Task requirements :: Would you transcribe the whole listing exactly, minus its pictures?

------ Given information ------

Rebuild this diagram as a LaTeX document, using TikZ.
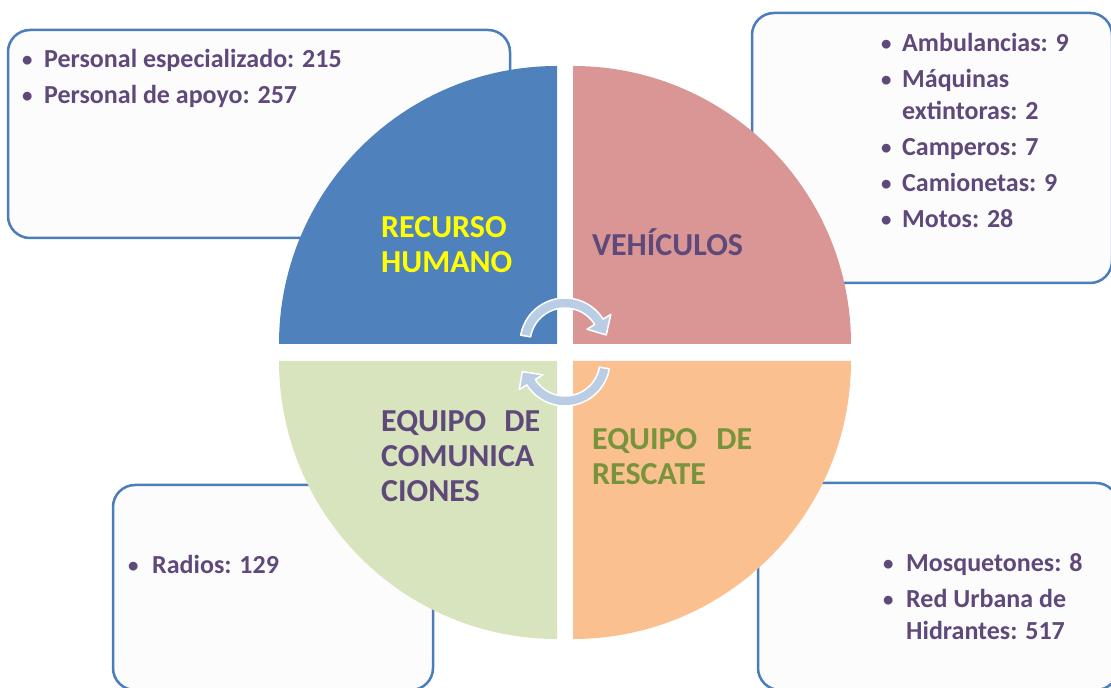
\documentclass[tikz,border=0pt]{standalone}
\usepackage{fontspec}
\setmainfont{Carlito}
\usepackage{graphicx}
\usepackage{tikz}

\definecolor{azul}{HTML}{4F81BD}
\definecolor{rosa}{HTML}{D99694}
\definecolor{naranja}{HTML}{FAC090}
\definecolor{verdeclaro}{HTML}{D7E4BD}
\definecolor{morado}{HTML}{5F497A}
\definecolor{verdeosc}{HTML}{77933C}
\definecolor{amarillo}{HTML}{FFFF00}
\definecolor{borde}{HTML}{4A7EBB}
\definecolor{flecha}{HTML}{B9CDE5}
\definecolor{fondocaja}{HTML}{FCFCFD}

\newcommand{\vineta}{\raisebox{0.12ex}{\scalebox{0.8}{\textbullet}}}

\begin{document}
\begin{tikzpicture}[x=1pt,y=1pt,
    caja/.style={draw=borde, line width=2.5pt, rounded corners=22pt, fill=fondocaja},
    titulo/.style={anchor=base west, inner sep=0pt, font=\fontsize{32}{35}\selectfont\bfseries},
    lista/.style={anchor=base west, inner sep=0pt, text=morado, font=\fontsize{26}{32}\selectfont\bfseries},
    giro/.style={fill=flecha, draw=white, line width=1.5pt, line join=round}]
    \useasboundingbox (0,0) rectangle (1111,688);
    \draw[caja] (8,450) rectangle (510,658);
    \draw[caja] (752,405) rectangle (1112,675);
    \draw[caja] (113,-2) rectangle (433,203);
    \draw[caja] (758,-2) rectangle (1118,205);
    \fill[azul] (557,344) -- ++(-278,0) arc[start angle=180, end angle=90, radius=278] -- cycle;
    \fill[rosa] (573,344) -- ++(0,278) arc[start angle=90, end angle=0, radius=278] -- cycle;
    \fill[naranja] (573,327) -- ++(278,0) arc[start angle=0, end angle=-90, radius=278] -- cycle;
    \fill[verdeclaro] (557,327) -- ++(0,-278) arc[start angle=270, end angle=180, radius=278] -- cycle;
    \begin{scope}[shift={(565,345)}]
        \filldraw[giro] (170:45) arc[start angle=170, end angle=32, radius=45] -- (32:54) -- (11:42)
            -- (32:26) -- (32:35) arc[start angle=32, end angle=170, radius=35] -- cycle;
    \end{scope}
    \begin{scope}[shift={(565,327)}]
        \filldraw[giro] (-10:45) arc[start angle=-10, end angle=-148, radius=45] -- (-148:54) -- (-166:44)
            -- (-148:26) -- (-148:35) arc[start angle=-148, end angle=-10, radius=35] -- cycle;
    \end{scope}
    \node (humano) [titulo, text=amarillo] at (381,450)
        {\begin{tabular}[t]{@{}l@{}}RECURSO\\HUMANO\end{tabular}};
    \node (vehiculos) [titulo, text=morado] at (592,432) {VEHÍCULOS};
    \node (comunica) [titulo, text=morado] at (381,256)
        {\begin{tabular}[t]{@{}l@{}}\hbox to 159pt{EQUIPO\hfill DE}\\COMUNICA\\CIONES\end{tabular}};
    \node (rescate) [titulo, text=verdeosc] at (592,238)
        {\begin{tabular}[t]{@{}l@{}}\hbox to 160pt{EQUIPO\hfill DE}\\RESCATE\end{tabular}};
    \node (personal) [lista] at (22,620)
        {\begin{tabular}[t]{@{}p{22pt}@{}l@{}}
            \vineta & Personal especializado: 215\\[4pt]
            \vineta & Personal de apoyo: 257
        \end{tabular}};
    \node (flota) [lista] at (881,636)
        {\begin{tabular}[t]{@{}p{21pt}@{}l@{}}
            \vineta & Ambulancias: 9\\[4pt]
            \vineta & Máquinas\\
                    & extintoras: 2\\[4pt]
            \vineta & Camperos: 7\\[4pt]
            \vineta & Camionetas: 9\\[4pt]
            \vineta & Motos: 28
        \end{tabular}};
    \node (radios) [lista] at (128,114)
        {\begin{tabular}[t]{@{}p{24pt}@{}l@{}}
            \vineta & Radios: 129
        \end{tabular}};
    \node (rescates) [lista] at (883,116)
        {\begin{tabular}[t]{@{}p{23pt}@{}l@{}}
            \vineta & Mosquetones: 8\\[4pt]
            \vineta & Red Urbana de\\
                    & Hidrantes: 517
        \end{tabular}};
\end{tikzpicture}
\end{document}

------

Response to this exercise ::
Rebuild this diagram as a LaTeX document, using TikZ.
\documentclass[tikz,border=0pt]{standalone}
\usepackage{fontspec}
\setmainfont{Carlito}
\usepackage{graphicx}
\usepackage{tikz}

\definecolor{azul}{HTML}{4F81BD}
\definecolor{rosa}{HTML}{D99694}
\definecolor{naranja}{HTML}{FAC090}
\definecolor{verdeclaro}{HTML}{D7E4BD}
\definecolor{morado}{HTML}{5F497A}
\definecolor{verdeosc}{HTML}{77933C}
\definecolor{amarillo}{HTML}{FFFF00}
\definecolor{borde}{HTML}{4A7EBB}
\definecolor{flecha}{HTML}{B9CDE5}
\definecolor{fondocaja}{HTML}{FCFCFD}

\newcommand{\vineta}{\raisebox{0.12ex}{\scalebox{0.8}{\textbullet}}}

\begin{document}
\begin{tikzpicture}[x=1pt,y=1pt,
    caja/.style={draw=borde, line width=2.5pt, rounded corners=22pt, fill=fondocaja},
    titulo/.style={anchor=base west, inner sep=0pt, font=\fontsize{32}{35}\selectfont\bfseries},
    lista/.style={anchor=base west, inner sep=0pt, text=morado, font=\fontsize{26}{32}\selectfont\bfseries},
    giro/.style={fill=flecha, draw=white, line width=1.5pt, line join=round}]
    \useasboundingbox (0,0) rectangle (1111,688);
    \draw[caja] (8,450) rectangle (510,658);
    \draw[caja] (752,405) rectangle (1112,675);
    \draw[caja] (113,-2) rectangle (433,203);
    \draw[caja] (758,-2) rectangle (1118,205);
    \fill[azul] (557,344) -- ++(-278,0) arc[start angle=180, end angle=90, radius=278] -- cycle;
    \fill[rosa] (573,344) -- ++(0,278) arc[start angle=90, end angle=0, radius=278] -- cycle;
    \fill[naranja] (573,327) -- ++(278,0) arc[start angle=0, end angle=-90, radius=278] -- cycle;
    \fill[verdeclaro] (557,327) -- ++(0,-278) arc[start angle=270, end angle=180, radius=278] -- cycle;
    \begin{scope}[shift={(565,345)}]
        \filldraw[giro] (170:45) arc[start angle=170, end angle=32, radius=45] -- (32:54) -- (11:42)
            -- (32:26) -- (32:35) arc[start angle=32, end angle=170, radius=35] -- cycle;
    \end{scope}
    \begin{scope}[shift={(565,327)}]
        \filldraw[giro] (-10:45) arc[start angle=-10, end angle=-148, radius=45] -- (-148:54) -- (-166:44)
            -- (-148:26) -- (-148:35) arc[start angle=-148, end angle=-10, radius=35] -- cycle;
    \end{scope}
    \node (humano) [titulo, text=amarillo] at (381,450)
        {\begin{tabular}[t]{@{}l@{}}RECURSO\\HUMANO\end{tabular}};
    \node (vehiculos) [titulo, text=morado] at (592,432) {VEHÍCULOS};
    \node (comunica) [titulo, text=morado] at (381,256)
        {\begin{tabular}[t]{@{}l@{}}\hbox to 159pt{EQUIPO\hfill DE}\\COMUNICA\\CIONES\end{tabular}};
    \node (rescate) [titulo, text=verdeosc] at (592,238)
        {\begin{tabular}[t]{@{}l@{}}\hbox to 160pt{EQUIPO\hfill DE}\\RESCATE\end{tabular}};
    \node (personal) [lista] at (22,620)
        {\begin{tabular}[t]{@{}p{22pt}@{}l@{}}
            \vineta & Personal especializado: 215\\[4pt]
            \vineta & Personal de apoyo: 257
        \end{tabular}};
    \node (flota) [lista] at (881,636)
        {\begin{tabular}[t]{@{}p{21pt}@{}l@{}}
            \vineta & Ambulancias: 9\\[4pt]
            \vineta & Máquinas\\
                    & extintoras: 2\\[4pt]
            \vineta & Camperos: 7\\[4pt]
            \vineta & Camionetas: 9\\[4pt]
            \vineta & Motos: 28
        \end{tabular}};
    \node (radios) [lista] at (128,114)
        {\begin{tabular}[t]{@{}p{24pt}@{}l@{}}
            \vineta & Radios: 129
        \end{tabular}};
    \node (rescates) [lista] at (883,116)
        {\begin{tabular}[t]{@{}p{23pt}@{}l@{}}
            \vineta & Mosquetones: 8\\[4pt]
            \vineta & Red Urbana de\\
                    & Hidrantes: 517
        \end{tabular}};
\end{tikzpicture}
\end{document}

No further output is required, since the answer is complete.